Primer size versus group size
This graph compares primer size to group size, smaller is better (unless you like shooting AKs). In most cases (not all), I think it would be safe to say the small rifle primer loads tended to produce small groups.
Primer size versus standard deviation
This graph compares primer size to standard deviation, smaller is better. In most cases (but not all) the large rifle primers produced lower standard deviations than the small rifle primers.

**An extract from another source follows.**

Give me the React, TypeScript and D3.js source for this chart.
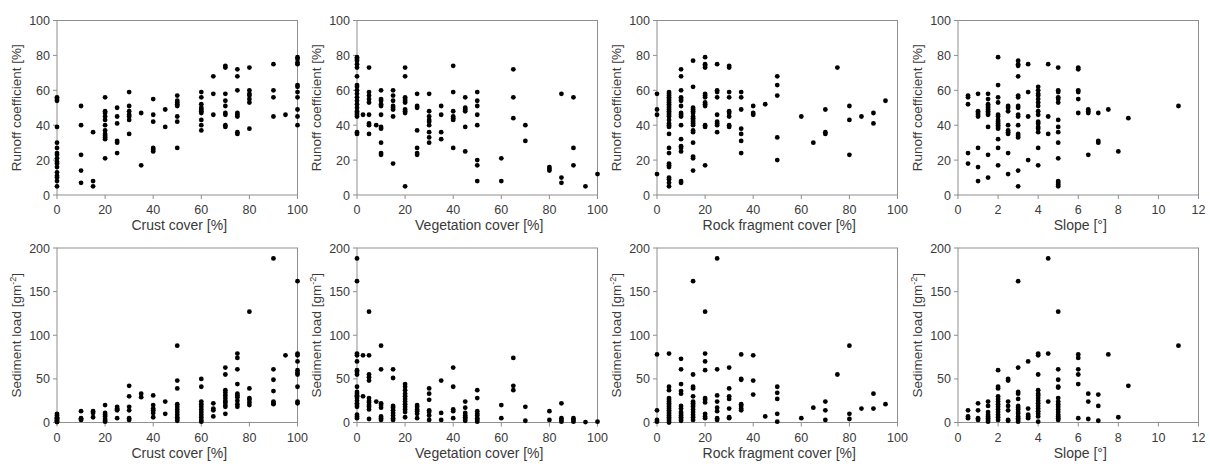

Primer size versus muzzle velocity
This graph compares primer size to muzzle velocity (feet/second), larger is better. This was actually pretty surprising since I hadn’t anticipated seeing much of a difference between the two primer types. Further, across the board you’ll note increased velocities in the 1XF brass over the new brass. In most cases (but not all) the small rifle primer brass had higher velocities than the large rifle primer brass. I speculate the increased velocities of the 1XF brass may be a function of neck tension, work hardening necks, or both.
Did anything surprise you? Yes, I was a bit surprised by the tendency for the small rifle primer groups to have higher muzzle velocities than the large rifle primer groups.
What about sample size? You can always have more data, while comparing sample sizes of ten rounds is certainly better than comparing sample sizes of five, it is always possible to do more.
Why didn’t you shoot another primer? For instance why not a CCI large rifle v. CCI small rifle? I used the primers I normally go with. If I was going to buy 6.5 Creedmoor brass, those are the primers I would use. I suspect if I ran CCI standard primers the results would have been more disparate and favor the small primer more, however, I can’t be sure.